** Written instruction **
The listing below begins with the first line you should copy; stop after the line containing "const commonAxisLevel = -0.88;", and drop every picture.

◇ ◇ ◇ ◇ ◇

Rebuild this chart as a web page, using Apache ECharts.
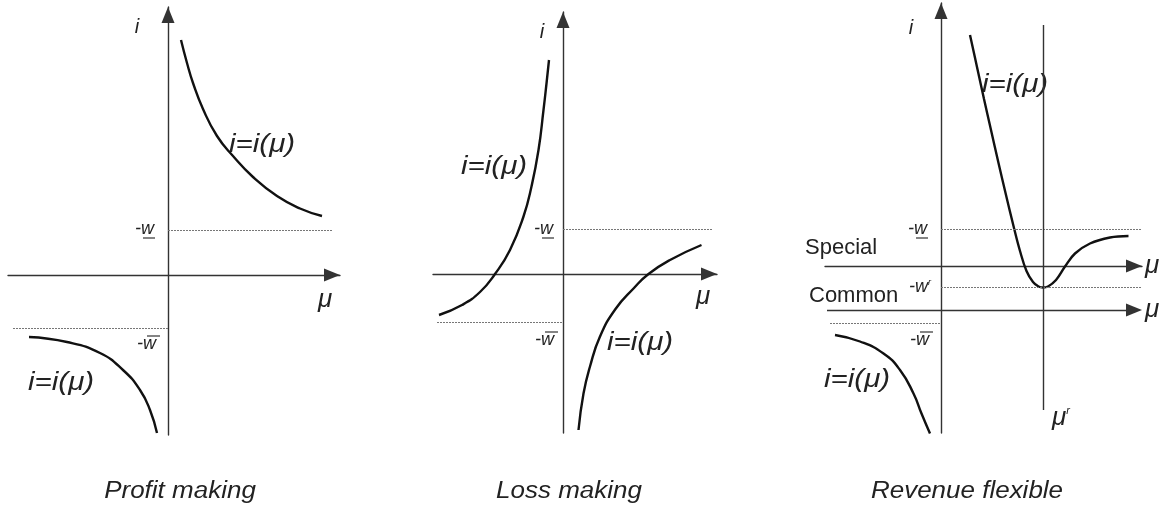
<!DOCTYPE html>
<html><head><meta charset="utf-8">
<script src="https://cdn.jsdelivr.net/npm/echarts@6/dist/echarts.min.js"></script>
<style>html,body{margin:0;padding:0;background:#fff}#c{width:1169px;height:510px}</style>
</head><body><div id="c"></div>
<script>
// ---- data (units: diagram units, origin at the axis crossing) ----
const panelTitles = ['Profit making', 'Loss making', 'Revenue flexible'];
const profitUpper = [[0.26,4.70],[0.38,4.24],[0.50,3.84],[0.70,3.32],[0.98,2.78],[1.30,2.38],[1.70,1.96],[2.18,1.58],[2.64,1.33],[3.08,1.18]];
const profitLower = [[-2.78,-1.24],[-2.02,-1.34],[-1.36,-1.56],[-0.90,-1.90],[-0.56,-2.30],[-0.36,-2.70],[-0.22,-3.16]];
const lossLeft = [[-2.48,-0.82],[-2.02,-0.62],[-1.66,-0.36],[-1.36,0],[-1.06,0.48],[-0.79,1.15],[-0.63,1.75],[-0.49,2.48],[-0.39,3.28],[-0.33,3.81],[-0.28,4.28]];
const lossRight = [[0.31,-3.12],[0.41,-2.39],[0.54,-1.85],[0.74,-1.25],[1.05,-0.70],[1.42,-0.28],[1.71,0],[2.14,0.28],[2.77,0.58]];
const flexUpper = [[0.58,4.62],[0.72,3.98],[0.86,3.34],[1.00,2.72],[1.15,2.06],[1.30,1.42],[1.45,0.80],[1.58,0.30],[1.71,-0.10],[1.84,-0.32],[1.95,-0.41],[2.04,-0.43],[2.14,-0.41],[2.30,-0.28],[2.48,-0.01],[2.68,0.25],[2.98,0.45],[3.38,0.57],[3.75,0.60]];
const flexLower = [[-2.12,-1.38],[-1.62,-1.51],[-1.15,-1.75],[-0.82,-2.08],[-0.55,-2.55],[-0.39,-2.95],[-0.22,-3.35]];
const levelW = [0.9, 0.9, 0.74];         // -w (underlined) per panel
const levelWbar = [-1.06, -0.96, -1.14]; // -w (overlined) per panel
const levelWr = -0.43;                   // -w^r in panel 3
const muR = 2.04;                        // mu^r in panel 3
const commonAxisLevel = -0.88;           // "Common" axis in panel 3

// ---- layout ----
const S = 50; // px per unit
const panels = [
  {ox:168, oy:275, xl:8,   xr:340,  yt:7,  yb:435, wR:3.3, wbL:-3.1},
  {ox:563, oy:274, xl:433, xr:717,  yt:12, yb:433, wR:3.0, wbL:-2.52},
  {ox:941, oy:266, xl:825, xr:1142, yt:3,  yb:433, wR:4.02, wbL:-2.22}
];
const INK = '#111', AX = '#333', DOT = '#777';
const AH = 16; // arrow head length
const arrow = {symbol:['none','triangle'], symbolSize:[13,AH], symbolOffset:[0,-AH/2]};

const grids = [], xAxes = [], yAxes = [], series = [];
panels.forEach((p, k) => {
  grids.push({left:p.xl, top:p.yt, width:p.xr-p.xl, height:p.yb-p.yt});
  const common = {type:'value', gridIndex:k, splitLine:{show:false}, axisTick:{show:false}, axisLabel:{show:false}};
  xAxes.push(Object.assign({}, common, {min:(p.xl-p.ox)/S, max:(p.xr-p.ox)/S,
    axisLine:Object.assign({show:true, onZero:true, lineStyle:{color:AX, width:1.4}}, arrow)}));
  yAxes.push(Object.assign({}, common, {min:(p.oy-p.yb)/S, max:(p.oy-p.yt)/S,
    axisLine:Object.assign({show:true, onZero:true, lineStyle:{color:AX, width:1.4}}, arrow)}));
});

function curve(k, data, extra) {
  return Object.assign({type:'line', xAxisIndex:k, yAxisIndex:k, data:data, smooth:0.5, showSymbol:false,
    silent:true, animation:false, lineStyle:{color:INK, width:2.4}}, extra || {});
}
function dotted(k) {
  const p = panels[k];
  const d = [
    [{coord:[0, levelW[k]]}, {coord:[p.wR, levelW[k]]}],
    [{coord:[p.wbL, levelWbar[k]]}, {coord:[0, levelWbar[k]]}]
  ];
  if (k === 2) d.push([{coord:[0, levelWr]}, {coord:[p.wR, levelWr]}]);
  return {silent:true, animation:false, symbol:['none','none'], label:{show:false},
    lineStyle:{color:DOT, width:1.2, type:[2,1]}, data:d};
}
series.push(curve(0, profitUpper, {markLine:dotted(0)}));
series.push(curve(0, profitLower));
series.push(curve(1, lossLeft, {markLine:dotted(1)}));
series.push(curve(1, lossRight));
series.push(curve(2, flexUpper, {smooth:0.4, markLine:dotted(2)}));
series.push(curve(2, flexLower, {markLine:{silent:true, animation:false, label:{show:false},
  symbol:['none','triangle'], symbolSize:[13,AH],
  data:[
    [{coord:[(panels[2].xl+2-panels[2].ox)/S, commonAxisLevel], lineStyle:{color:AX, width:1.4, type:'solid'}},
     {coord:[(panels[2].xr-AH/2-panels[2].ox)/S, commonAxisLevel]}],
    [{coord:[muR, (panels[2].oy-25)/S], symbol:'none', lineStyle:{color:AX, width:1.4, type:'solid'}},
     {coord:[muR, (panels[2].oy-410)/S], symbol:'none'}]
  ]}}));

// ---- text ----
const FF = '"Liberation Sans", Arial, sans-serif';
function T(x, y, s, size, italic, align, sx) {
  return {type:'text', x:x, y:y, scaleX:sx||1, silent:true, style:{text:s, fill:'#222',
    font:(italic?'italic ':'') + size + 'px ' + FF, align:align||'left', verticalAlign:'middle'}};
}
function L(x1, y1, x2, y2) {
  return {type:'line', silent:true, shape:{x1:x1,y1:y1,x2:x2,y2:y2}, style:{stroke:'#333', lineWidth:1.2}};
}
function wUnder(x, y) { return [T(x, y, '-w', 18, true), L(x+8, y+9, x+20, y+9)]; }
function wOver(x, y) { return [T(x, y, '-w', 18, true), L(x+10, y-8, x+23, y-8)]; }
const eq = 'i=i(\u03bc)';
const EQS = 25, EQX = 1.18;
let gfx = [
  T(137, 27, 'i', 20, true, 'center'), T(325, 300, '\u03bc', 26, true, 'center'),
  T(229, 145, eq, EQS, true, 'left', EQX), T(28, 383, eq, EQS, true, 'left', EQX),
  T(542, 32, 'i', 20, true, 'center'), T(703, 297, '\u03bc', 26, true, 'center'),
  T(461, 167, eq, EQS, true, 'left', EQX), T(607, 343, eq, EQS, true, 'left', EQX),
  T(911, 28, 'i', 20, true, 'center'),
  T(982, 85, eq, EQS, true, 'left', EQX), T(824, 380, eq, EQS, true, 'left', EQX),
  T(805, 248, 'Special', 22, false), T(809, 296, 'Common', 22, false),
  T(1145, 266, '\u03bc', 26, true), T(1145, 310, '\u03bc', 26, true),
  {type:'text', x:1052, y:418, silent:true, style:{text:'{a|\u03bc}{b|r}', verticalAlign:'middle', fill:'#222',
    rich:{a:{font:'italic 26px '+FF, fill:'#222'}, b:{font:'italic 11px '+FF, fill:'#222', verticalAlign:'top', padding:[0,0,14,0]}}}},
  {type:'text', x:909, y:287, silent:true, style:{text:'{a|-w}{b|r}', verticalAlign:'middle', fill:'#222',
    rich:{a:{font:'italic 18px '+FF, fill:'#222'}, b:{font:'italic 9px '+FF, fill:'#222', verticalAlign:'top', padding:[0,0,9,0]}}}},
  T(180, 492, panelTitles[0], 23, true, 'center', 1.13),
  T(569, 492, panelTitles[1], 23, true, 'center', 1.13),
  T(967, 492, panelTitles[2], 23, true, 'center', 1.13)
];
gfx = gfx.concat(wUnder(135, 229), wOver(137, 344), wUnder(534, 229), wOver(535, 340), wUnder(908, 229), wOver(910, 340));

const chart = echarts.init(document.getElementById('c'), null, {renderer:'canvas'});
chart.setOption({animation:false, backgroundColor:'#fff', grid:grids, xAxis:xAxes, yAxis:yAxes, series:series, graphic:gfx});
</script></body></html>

◇ ◇ ◇ ◇ ◇

** Exercise output **
Rebuild this chart as a web page, using Apache ECharts.
<!DOCTYPE html>
<html><head><meta charset="utf-8">
<script src="https://cdn.jsdelivr.net/npm/echarts@6/dist/echarts.min.js"></script>
<style>html,body{margin:0;padding:0;background:#fff}#c{width:1169px;height:510px}</style>
</head><body><div id="c"></div>
<script>
// ---- data (units: diagram units, origin at the axis crossing) ----
const panelTitles = ['Profit making', 'Loss making', 'Revenue flexible'];
const profitUpper = [[0.26,4.70],[0.38,4.24],[0.50,3.84],[0.70,3.32],[0.98,2.78],[1.30,2.38],[1.70,1.96],[2.18,1.58],[2.64,1.33],[3.08,1.18]];
const profitLower = [[-2.78,-1.24],[-2.02,-1.34],[-1.36,-1.56],[-0.90,-1.90],[-0.56,-2.30],[-0.36,-2.70],[-0.22,-3.16]];
const lossLeft = [[-2.48,-0.82],[-2.02,-0.62],[-1.66,-0.36],[-1.36,0],[-1.06,0.48],[-0.79,1.15],[-0.63,1.75],[-0.49,2.48],[-0.39,3.28],[-0.33,3.81],[-0.28,4.28]];
const lossRight = [[0.31,-3.12],[0.41,-2.39],[0.54,-1.85],[0.74,-1.25],[1.05,-0.70],[1.42,-0.28],[1.71,0],[2.14,0.28],[2.77,0.58]];
const flexUpper = [[0.58,4.62],[0.72,3.98],[0.86,3.34],[1.00,2.72],[1.15,2.06],[1.30,1.42],[1.45,0.80],[1.58,0.30],[1.71,-0.10],[1.84,-0.32],[1.95,-0.41],[2.04,-0.43],[2.14,-0.41],[2.30,-0.28],[2.48,-0.01],[2.68,0.25],[2.98,0.45],[3.38,0.57],[3.75,0.60]];
const flexLower = [[-2.12,-1.38],[-1.62,-1.51],[-1.15,-1.75],[-0.82,-2.08],[-0.55,-2.55],[-0.39,-2.95],[-0.22,-3.35]];
const levelW = [0.9, 0.9, 0.74];         // -w (underlined) per panel
const levelWbar = [-1.06, -0.96, -1.14]; // -w (overlined) per panel
const levelWr = -0.43;                   // -w^r in panel 3
const muR = 2.04;                        // mu^r in panel 3
const commonAxisLevel = -0.88;           // "Common" axis in panel 3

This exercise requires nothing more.